Students For Fair Admissions—the crusaders for white opportunity in a country built on the American dream of opportunity exclusively for white people—is continuing its fight against affirmative action in college admissions with hopes that the Supreme Court is finally conservative and Trump-supporter-y enough to hand them a victory after a string of court losses.
From Politico:
Legal strategist Edward Blum’s group, which represents about 23,000 students, argues that policies common at U.S. universities put white and Asian American students at a disadvantage. The Supreme Court has allowed colleges to narrowly use race in admissions for decades, but Blum’s group argued in a case against the University of North Carolina at Chapel Hill in November that its race-conscious admissions policy “cynically focuses on diversity at the most superficial level,” “gives substantial preferences” to some minorities and “uses race in a mechanical, formulaic way.”
“The easiest part of my job as president of Students For Fair Admissions is to convince the majority Americans that the use of race and ethnicity in college admissions is unfair,” Blum said in an interview, noting a 2019 Pew Research survey on college admissions that found 73 percent of Americans “say colleges and universities should not consider race or ethnicity when making decisions about student admissions.”
One thing that should be noted about Blum: The first time many people heard his name it was because he represented Abigail Fisher—your average white person’s favorite average white person—who claimed that she was denied entry to the University of Texas because she’s white, only to have it revealed that only 47 students who were admitted to UT the year she applied had lower grades than her and, out of those applicants, 42 were just as white as she is.
In other words: Blum chose a mediocre white person as the poster child in proving students of color get a leg up in college admissions at the expense of white people who just want to be great (even though they so obviously aren’t).
Of course, to let Blum tell it, cancel culture is what led to Fisher’s loss, not the fact that she’s as basic as PlayStation 2 graphics look in 2020. So he decided not to use students as the faces of his lawsuits anymore.
“In a world in which social media can cancel the life prospects of a student, it is unwise to bring a lawsuit like this with a group of young people whose social reputation and physical safety may be in jeopardy if their identities are revealed,” Blum said, Politico reports.
Blum—along with the SFFA, aka The Legion of Doom and White Tears (arch-nemesis of the Justice League of Affirmative Action)—also ignores all the research that shows white women, like Fisher, are the biggest beneficiaries of affirmative action.
In fact, The Root has done plenty of reporting that details how white people are and have always been the biggest perpetrators of reverse-affirmative action (if “reverse-racism” is a thing, so is this) in America.

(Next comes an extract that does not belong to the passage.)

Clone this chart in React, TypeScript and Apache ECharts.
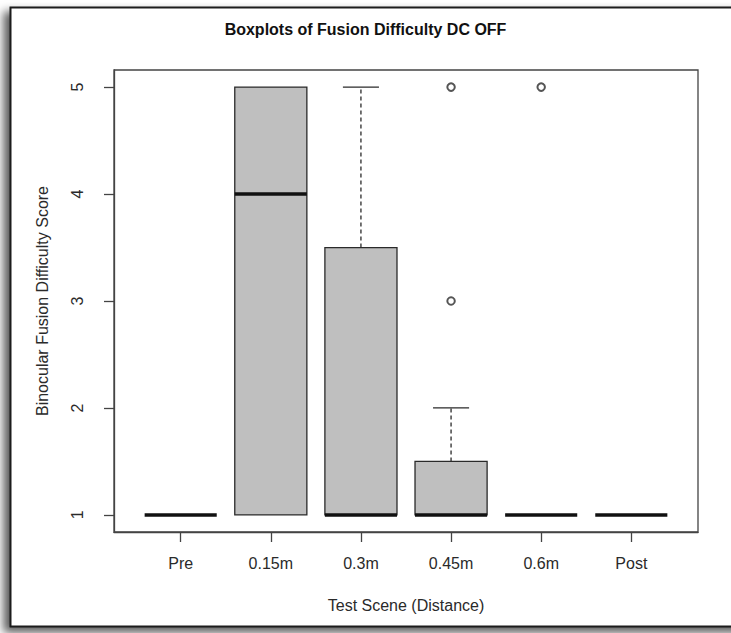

So basically, one survey from Pew-and-them doesn’t prove the existence of leprechauns, unicorns or the equally fictitious anti-white discrimination in America.
Unfortunately, that doesn’t mean the SFFA won’t finally get its win.
More from Politico:
With an evolved legal approach, the backing of the Trump administration and a newly cemented conservative majority on the Supreme Court bench, Blum may finally have the pieces he needs to push the court to ban the use of race in admissions altogether.
How all of this shakes out could change the way colleges evaluate applicants.
Colleges may be forced to remove students’ names and race and ethnicity checkboxes from their application, and abandon their traditional holistic admissions practices. Education and civil rights groups fear that race-neutral admissions policies will exacerbate inequality for students of color for years to come. A race-blind admissions standard, they say, fails to take into account discrimination and barriers students of color often face.
“SFFA’s chief goal—I mean, it’s obvious—they want to eliminate the consideration of race all together,” David Hinojosa, director of the Educational Opportunities Project at the Lawyers’ Committee for Civil Rights, said. “They know what the Supreme Court precedent says yes, you can consider race by meeting the strict scrutiny standards, but they’re just seeking an activist U.S. Supreme Court that will revisit this and reverse the precedent that we have had for the last 40-plus years.”